The courtyard currently can accommodate about 300 people sleeping on mats outside. That number will climb to 500 beginning next month and to 800 after the second phase is completed, Thomas said.

The low-barrier center, meaning anyone is welcome even if they are not sober, launched in 2017 as a safe haven for the region’s homeless and to include a range of services, inspired by city officials’ visit to a similar campus in San Antonio.

“It means everything,” Councilman Cedric Crear said after taking the tour. “Having a low-barrier shelter in our region is going to make a huge difference in helping us to mitigate homelessness.”

Crear, who represents Ward 5, where the courtyard is located, also touted the innovation of the campus.

The first phase of expansion, which the city allowed the media to tour, revealed a 25,000-square-foot covered outdoor area, a guest services building, a day room and showers and restrooms. There was also a room, known as a “hot box,” that uses sustained heat to kill bed bugs from removed clothing and personal items.

The indoor day room can be a sleeping area with cots on occasions when the weather is too bad, according to Crear.

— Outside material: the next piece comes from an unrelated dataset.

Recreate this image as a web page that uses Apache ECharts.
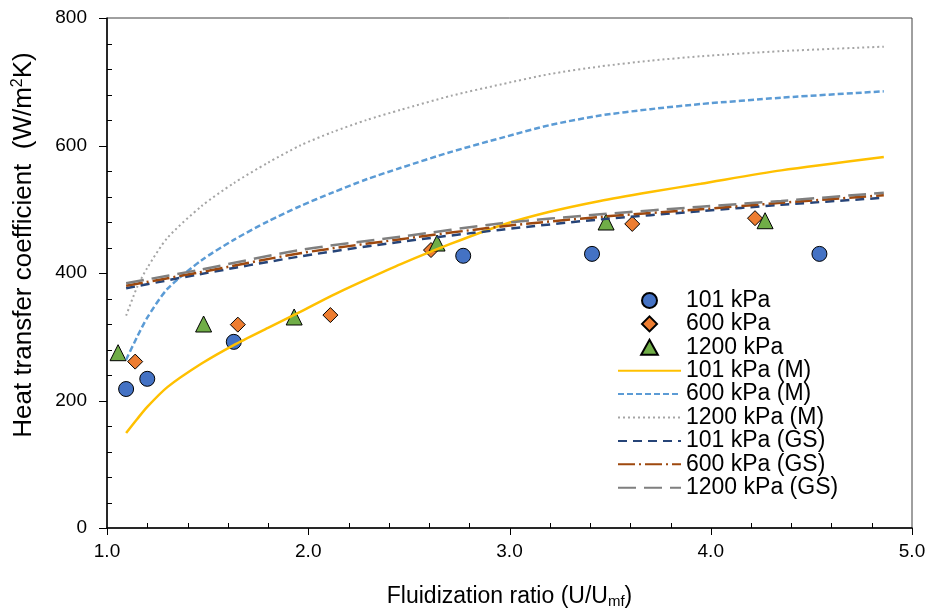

The guest services building has a mailroom because the complex is the address on record for about 1,700 homeless people. It also has a computer lab, where guests can apply for jobs or connect with family, and a satellite court, where the city said it will partner with its municipal court and UNLV law students to quash warrants.

Goodman said all the services offered in the expanded courtyard are available now.

“This is just broadening everything so we can service more people,” she said.

The project’s second phase will add an administration building, pet kennel and parking lot. The administration building will be home to laundry services, more showers, office space and other services for guests, according to the city.